Писали мы по-разному. Для Сари главным было описание обстановки, для меня - сюжет. Стискивая зубы, подталкивала вперед старый, уже опостылевший сюжет сквозь кляксы, помарки и перечеркивания, стремилась поскорее привести его к логическому концу, чтобы начать с чистой совестью новую книгу. Сари себя этим не утруждала: безмятежно начинала каждый раз с начала. Ее романы были в самом прямом смысле слова однодневками. Каждый раз она придумывала новых героинь, давала им имена (обычно английские, в отличие от меня, предпочитавшей имена отечественные), решала, сколько в семье сестер (обычно четыре, опять-таки в отличие от меня, которая любила одиночек), описывала тщательно дом и сад, конюшню и, конечно, лошадей. Она приступала к работе, понятия не имея, что будет дальше. Допустим, утром второго описываемого дня обнаруживается, что любимая лошадь украдена, так она страницы через три найдется, а дальше что? А дальше мои сдержанные, но обстоятельные похвалы и - новый роман.

Тогда я относилась к этой ее особенности немножко свысока. Теперь понимаю, что она поступала мудро: получала полную порцию удовольствия и, в сущности, ничего не теряла. Мои же честным потом вымученные сюжеты были на редкость убогие. Дурное подражание той пони-литературе, которую мы тогда поглощали лошадиными порциями.

Вроде бы три тетради я написала, то есть три "романа", страниц этак по тридцать. Четвертый остался в зародыше. По крайней мере две тетради сохранились до наших дней. Я бы их уничтожила, но мама против. Она дала мне эти тетради на хранение лишь после того, как я поклялась, что не выброшу их. Особенно ужасна вторая по счету тетрадь. Я написала этот "роман", когда училась в восьмом классе - самый тяжелый возраст. В школе мои дела шли хуже некуда, и похоже, что все свое бессилие я выливала, сама того не ведая, в повествование. Текст так и дышит злобой. Плюс полное отсутствие вкуса, плюс, к счастью, абсолютно неразборчивый почерк.

Первая тетрадь была чуть приличнее. Я даже показала ее тогда учительнице по финскому языку. Она хвалила, причем прочитав, судя по исправленной пунктуации, добросовестно. Когда одноклассники меня дразнили, она говорила: "Вы с ней будьте поосторожнее. У нее острое перо. Вот станет писательницей..."

Потом я стала сочинять одна: опусы на полученном от Общества слепых жалком подобии компьютера...

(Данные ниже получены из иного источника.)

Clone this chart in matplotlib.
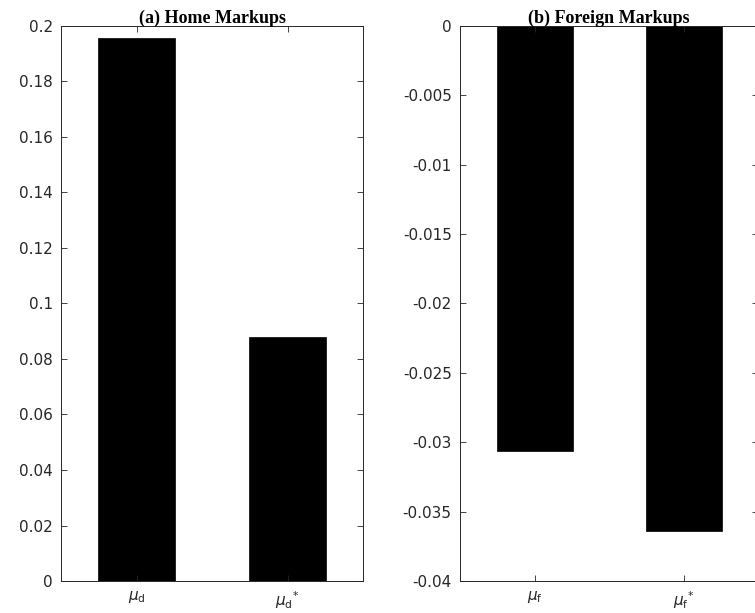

Один уже довольно поздний рассказ я отправила в журнал любителей лошадей. Читатели слали туда свои рисунки, письма, вопросы, стишки и т. д. и т. п. На этом фоне мой рассказ выглядел весьма солидным. Он и был напечатан. Никакого гонорара, естественно, не последовало, поэтому факт опубликования моего произведения прошел в семье незаметно. Сари рассказ этот раньше читала, а мама была занята и, скорее всего, не запомнила этого события. Я почти уверена, что, покажи я этот рассказ маме, она удивится: "А что же вы мне раньше не показывали?" Вот, сохраняет же всякую дрянь и дрожит над ней, а журнал с рассказом валяется где-то в шкафу среди хлама, который уже никому не нужен.

Кстати, кроме этого рассказа, моя оригинальная проза так нигде больше и не напечатана, ни в Финляндии, ни в России. Только переводы да пара финских стихов. Сочинительство, теперь уже на двух языках, в стол...

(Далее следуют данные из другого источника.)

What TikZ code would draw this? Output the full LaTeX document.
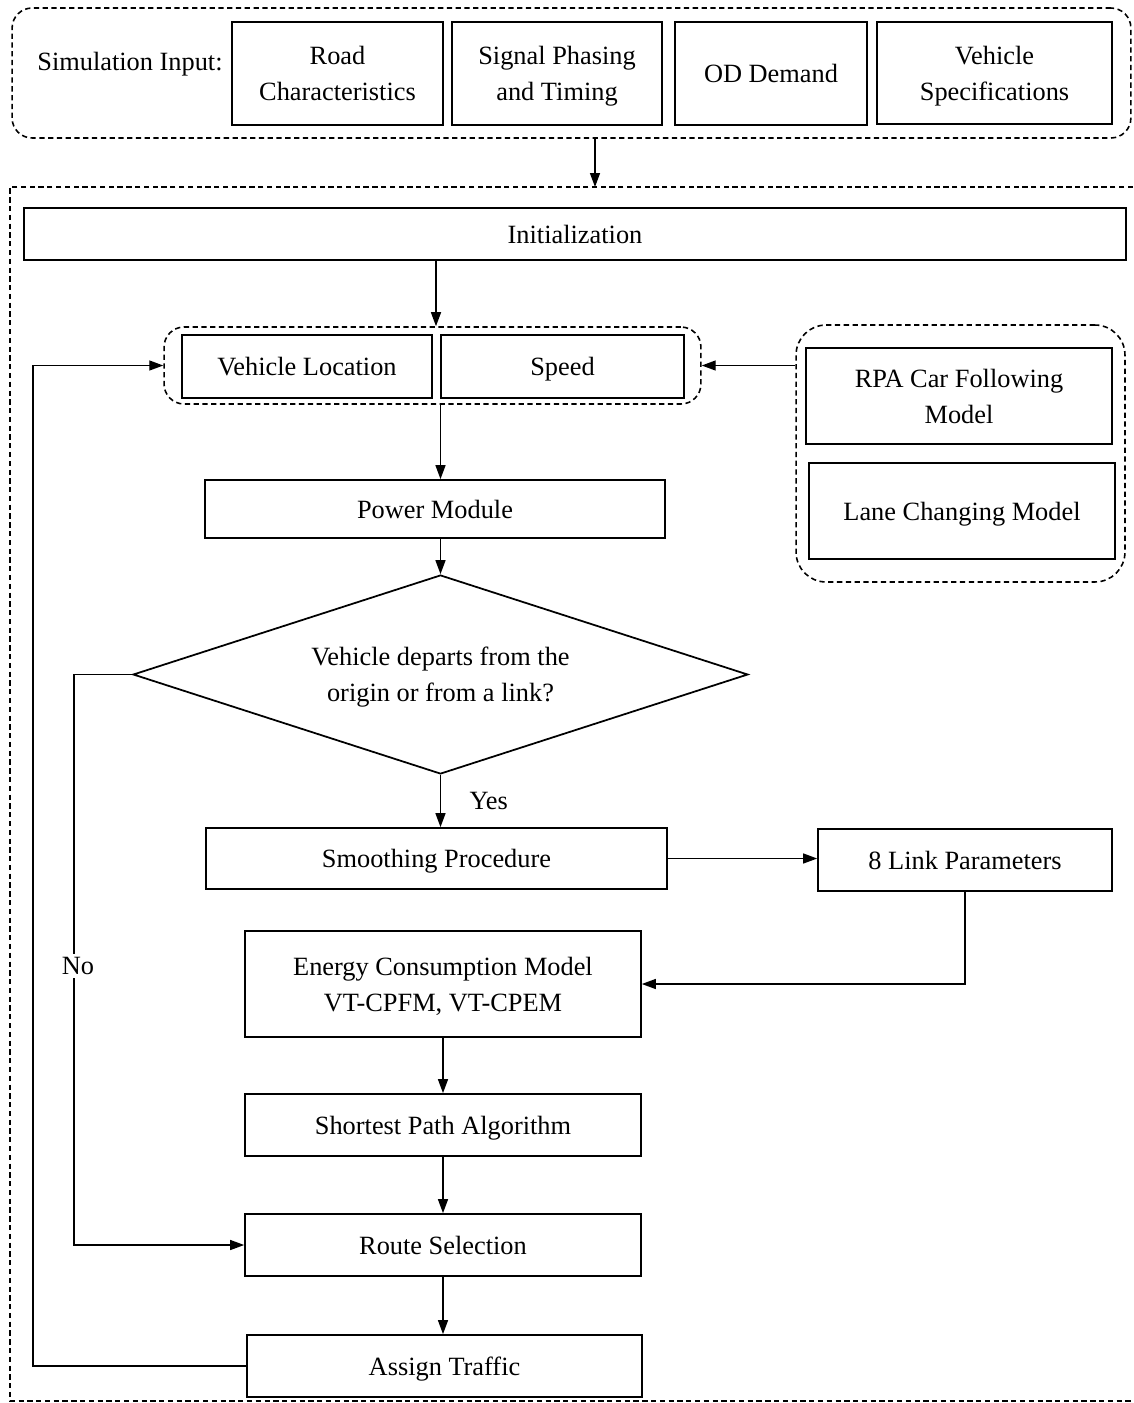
\documentclass[tikz,border=0pt]{standalone}
\usepackage{fontspec}
\setmainfont{Liberation Serif}
\usetikzlibrary{arrows.meta,shapes.geometric}
\begin{document}
\begin{tikzpicture}[x=0.02cm, y=-0.02cm,
	font=\fontsize{15}{20.5}\selectfont,
	procbox/.style={draw=black, line width=1pt, align=center, inner sep=0pt, text depth=0pt},
	groupbox/.style={draw=black, line width=0.9pt, dash pattern=on 3pt off 2pt, rounded corners=0.4cm},
	decision/.style={draw=black, line width=1pt, shape=diamond, aspect=3.09, inner sep=0pt, align=center, text depth=0pt},
	arr/.style={draw=black, line width=0.8pt, -{Triangle[length=0.28cm, width=0.2cm]}},
	]
		\useasboundingbox (0,0) rectangle (1133,1403);
		% simulation input
		\node[groupbox, minimum width=22.38cm, minimum height=2.6cm] (inputs) at (571.5,73) {};
		\node (simin) at (130,64) {Simulation Input:};
		\node[procbox, minimum width=4.22cm, minimum height=2.06cm] (road) at (337.5,73.5) {Road\\Characteristics};
		\node[procbox, minimum width=4.2cm, minimum height=2.06cm] (signal) at (557,73.5) {Signal Phasing\\and Timing};
		\node[procbox, minimum width=3.84cm, minimum height=2.06cm] (od) at (771,73.5) {OD Demand};
		\node[procbox, minimum width=4.7cm, minimum height=2.04cm] (spec) at (994.5,73) {Vehicle\\Specifications};
		% main loop
		\draw[black, line width=0.9pt, dash pattern=on 3pt off 2pt] (1133,187) -- (10,187) -- (10,1401) -- (1133,1401);
		\coordinate (maintop) at (595,187);
		\draw[arr] (inputs.south -| maintop) -- (maintop);
		\node[procbox, minimum width=22.04cm, minimum height=1.04cm] (init) at (575,234) {Initialization};
		\node[groupbox, minimum width=10.74cm, minimum height=1.54cm] (state) at (432.5,365.5) {};
		\node[procbox, minimum width=5cm, minimum height=1.26cm] (loc) at (307,366.5) {Vehicle Location};
		\node[procbox, minimum width=4.86cm, minimum height=1.26cm] (speed) at (562.5,366.5) {Speed};
		\node[groupbox, rounded corners=0.6cm, minimum width=6.58cm, minimum height=5.14cm] (models) at (960.5,453.5) {};
		\node[procbox, minimum width=6.12cm, minimum height=1.92cm] (rpa) at (959,396) {RPA Car Following\\Model};
		\node[procbox, minimum width=6.12cm, minimum height=1.92cm] (lane) at (962,511) {Lane Changing Model};
		\node[procbox, minimum width=9.2cm, minimum height=1.16cm] (power) at (435,509) {Power Module};
		\node[decision, minimum width=12.3cm, minimum height=3.98cm] (depart) at (440.5,674.5) {Vehicle departs from the\\origin or from a link?};
		\node[procbox, minimum width=9.22cm, minimum height=1.22cm] (smooth) at (436.5,858.5) {Smoothing Procedure};
		\node[procbox, minimum width=5.88cm, minimum height=1.24cm] (linkpar) at (965,860) {8 Link Parameters};
		\node[procbox, minimum width=7.92cm, minimum height=2.12cm] (energy) at (443,984) {Energy Consumption Model\\VT-CPFM, VT-CPEM};
		\node[procbox, minimum width=7.92cm, minimum height=1.24cm] (shortest) at (443,1125) {Shortest Path Algorithm};
		\node[procbox, minimum width=7.92cm, minimum height=1.24cm] (route) at (443,1245) {Route Selection};
		\node[procbox, minimum width=7.9cm, minimum height=1.24cm] (assign) at (444.5,1366) {Assign Traffic};
		% connectors
		\draw[arr] (init.south -| 436,0) -- (state.north -| 436,0);
		\draw[arr] (models.west |- state.east) -- (state.east);
		\draw[arr] (state.south -| depart.north) -- (power.north -| depart.north);
		\draw[arr] (power.south -| depart.north) -- (depart.north);
		\draw[arr] (depart.south) -- (depart.south |- smooth.north) node[midway, right=0.45cm] (yes) {Yes};
		\draw[arr] (smooth.east) -- (smooth.east -| linkpar.west);
		\draw[arr] (linkpar.south) |- (energy.east);
		\draw[arr] (energy.south) -- (shortest.north);
		\draw[arr] (shortest.south) -- (route.north);
		\draw[arr] (route.south) -- (route.south |- assign.north);
		\draw[arr] (depart.west) -- ++(-58,0) |- (route.west);
		\node[fill=white, inner sep=2pt] (no) at (78,966) {No};
		\draw[arr] (assign.west) -- ++(-213,0) |- (state.west);
\end{tikzpicture}
\end{document}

С лошадиной темой я завязала только в университетские годы, когда верховой ездой уже не занималась. Написала свой лучший рассказ на эту тему.

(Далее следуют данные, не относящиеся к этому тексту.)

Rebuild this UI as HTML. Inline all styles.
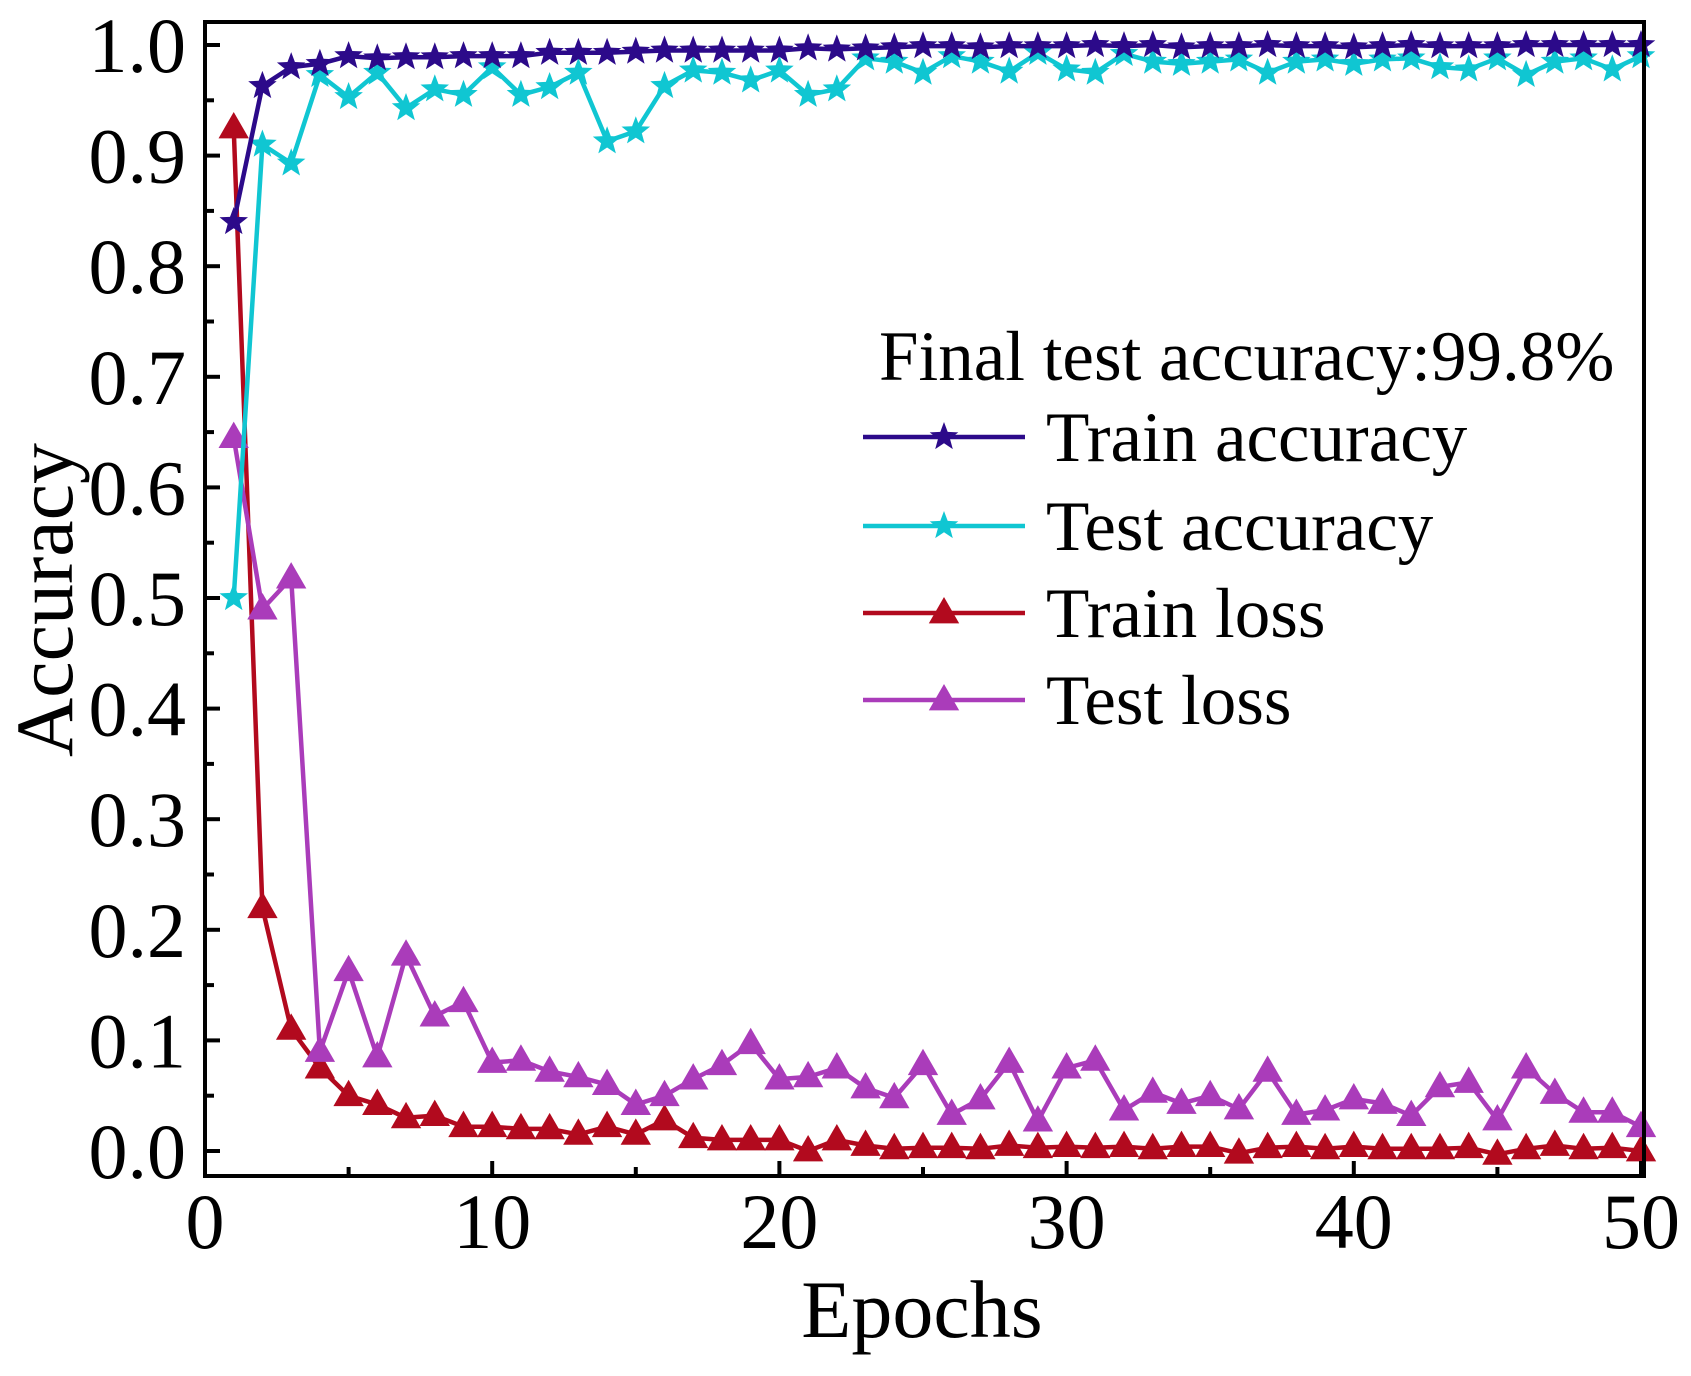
<!DOCTYPE html>
<html><head><meta charset="utf-8"><style>
html,body{margin:0;padding:0;background:#fff;}
svg text{font-family:"Liberation Serif",serif;fill:#000;}
</style></head><body>
<svg id="chart" width="1691" height="1371" viewBox="0 0 1691 1371" xmlns="http://www.w3.org/2000/svg">
<g id="marks"></g>
<g id="axes"></g>
<g id="legend"></g>
</svg>
<script>
const epochs = Array.from({length:50},(_,i)=>i+1);
const trainAcc = [0.84,0.963,0.98,0.983,0.99,0.988,0.989,0.989,0.99,0.99,0.99,0.993,0.993,0.993,0.994,0.995,0.995,0.995,0.995,0.995,0.997,0.996,0.997,0.998,0.999,0.999,0.998,0.999,0.999,0.999,1.0,0.999,1.0,0.998,0.999,0.999,1.0,0.999,0.999,0.998,0.999,1.0,0.999,0.999,0.999,1.0,1.0,1.0,1.0,1.0];
const testAcc = [0.50,0.91,0.893,0.973,0.953,0.975,0.943,0.96,0.955,0.98,0.955,0.962,0.975,0.913,0.922,0.963,0.977,0.975,0.968,0.977,0.955,0.96,0.988,0.985,0.975,0.99,0.985,0.976,0.993,0.978,0.975,0.992,0.985,0.983,0.985,0.987,0.975,0.985,0.987,0.983,0.987,0.988,0.98,0.978,0.988,0.973,0.985,0.988,0.978,0.99];
const trainLoss = [0.925,0.22,0.11,0.075,0.05,0.042,0.03,0.032,0.022,0.022,0.02,0.02,0.015,0.022,0.015,0.028,0.012,0.01,0.01,0.01,0.0,0.01,0.005,0.002,0.003,0.003,0.002,0.005,0.003,0.004,0.003,0.004,0.002,0.004,0.004,-0.002,0.003,0.004,0.002,0.004,0.002,0.002,0.002,0.003,-0.003,0.002,0.005,0.002,0.003,0.0];
const testLoss = [0.645,0.49,0.518,0.09,0.163,0.085,0.177,0.122,0.135,0.08,0.082,0.072,0.067,0.06,0.042,0.05,0.065,0.078,0.097,0.065,0.067,0.075,0.057,0.048,0.078,0.033,0.047,0.08,0.027,0.075,0.082,0.037,0.053,0.043,0.05,0.038,0.072,0.033,0.037,0.047,0.043,0.032,0.058,0.062,0.028,0.075,0.052,0.035,0.035,0.022];
const xTicks = [0,10,20,30,40,50];
const yTicks = ["0.0","0.1","0.2","0.3","0.4","0.5","0.6","0.7","0.8","0.9","1.0"];

const NS="http://www.w3.org/2000/svg";
const L=205,R=1644,T=22,B=1176;
const X=v=>L+(v/50)*(1641-205);
const Y=v=>1151-v*(1151-45)/1.0;
function mk(tag,attrs,parent){const e=document.createElementNS(NS,tag);for(const k in attrs)e.setAttribute(k,attrs[k]);parent.appendChild(e);return e;}
function starPts(cx,cy,r){let p=[];for(let i=0;i<10;i++){const a=-Math.PI/2+i*Math.PI/5;const rr=i%2?r*0.42:r;p.push((cx+rr*Math.cos(a)).toFixed(1)+","+(cy+rr*Math.sin(a)).toFixed(1));}return p.join(" ");}
function triPts(cx,cy,r){return `${cx},${cy-r} ${cx-r*0.95},${cy+r*0.65} ${cx+r*0.95},${cy+r*0.65}`;}
const marks=document.getElementById('marks');
const series=[
 {name:'train-loss',data:trainLoss,color:'#b20a1e',m:'tri'},
 {name:'test-loss',data:testLoss,color:'#aa3cba',m:'tri'},
 {name:'test-accuracy',data:testAcc,color:'#10c6d2',m:'star'},
 {name:'train-accuracy',data:trainAcc,color:'#2c0a8a',m:'star'}
];
series.forEach(s=>{
  const g=mk('g',{},marks);
  
  
  const pts=s.data.map((v,i)=>X(epochs[i]).toFixed(1)+","+Y(v).toFixed(1)).join(" ");
  const pl=mk('polyline',{points:pts,fill:'none',stroke:s.color,'stroke-width':4.5,'stroke-linejoin':'round'},g);
  
  
  s.data.forEach((v,i)=>{
    const cx=X(epochs[i]),cy=Y(v);
    const p=mk('polygon',{points:s.m==='star'?starPts(cx,cy,15):triPts(cx,cy,16),fill:s.color},g);
    
    
  });
});
const axes=document.getElementById('axes');
const frame=mk('rect',{x:L,y:T,width:R-L,height:B-T,fill:'none',stroke:'#000','stroke-width':4},axes);


yTicks.forEach((t,i)=>{
  const v=parseFloat(t),y=Y(v);
  const ln=mk('line',{x1:L,x2:L+15,y1:y,y2:y,stroke:'#000','stroke-width':4},axes);
  
  
  if(i<yTicks.length-1){const m=Y(v+0.05);const mn=mk('line',{x1:L,x2:L+9,y1:m,y2:m,stroke:'#000','stroke-width':4},axes);}
  const tx=mk('text',{x:186,y:y+27,'font-size':78,'text-anchor':'end'},axes);
  tx.textContent=t;
  
  
});
xTicks.forEach((t,i)=>{
  const x=X(t);
  const ln=mk('line',{x1:x,x2:x,y1:B,y2:B-15,stroke:'#000','stroke-width':4},axes);
  
  
  if(i<xTicks.length-1){const m=X(t+5);const mn=mk('line',{x1:m,x2:m,y1:B,y2:B-9,stroke:'#000','stroke-width':4},axes);}
  const tx=mk('text',{x:x,y:1248,'font-size':78,'text-anchor':'middle'},axes);
  tx.textContent=t;
  
  
});
const xt=mk('text',{x:922,y:1337,'font-size':82,'text-anchor':'middle'},axes);
xt.textContent='Epochs';


const yt=mk('text',{x:0,y:0,'font-size':82,'text-anchor':'middle',transform:'translate(72,600) rotate(-90)'},axes);
yt.textContent='Accuracy';



const leg=document.getElementById('legend');
const lt=mk('text',{x:879,y:380,'font-size':71},leg);
lt.textContent='Final test accuracy:99.8%';


const legRows=[['Train accuracy','#2c0a8a','star',461],['Test accuracy','#10c6d2','star',550],['Train loss','#b20a1e','tri',637],['Test loss','#aa3cba','tri',724]];
legRows.forEach(r=>{
  const g=mk('g',{},leg);
  
  
  const cy=r[3]-24;
  mk('line',{x1:863,x2:1025,y1:cy,y2:cy,stroke:r[1],'stroke-width':4.5},g);
  mk('polygon',{points:r[2]==='star'?starPts(944,cy,15):triPts(944,cy,16),fill:r[1]},g);
  const t=mk('text',{x:1046,y:r[3],'font-size':71},g);
  t.textContent=r[0];
});
</script>
</body></html>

А розовая книжка, с которой все началось... Как-то она попала мне в руки, я впервые стала читать мамины записи и не удержалась от внесения своей корректуры. Уж не знаю, зачем мне это было нужно. Хотела ли я отомстить за свою писательскую нереализованность? Вряд ли. Мне было тогда только восемнадцать лет - и о том, что из меня не выйдет писателя, я еще не знала. Разве только смутно догадывалась.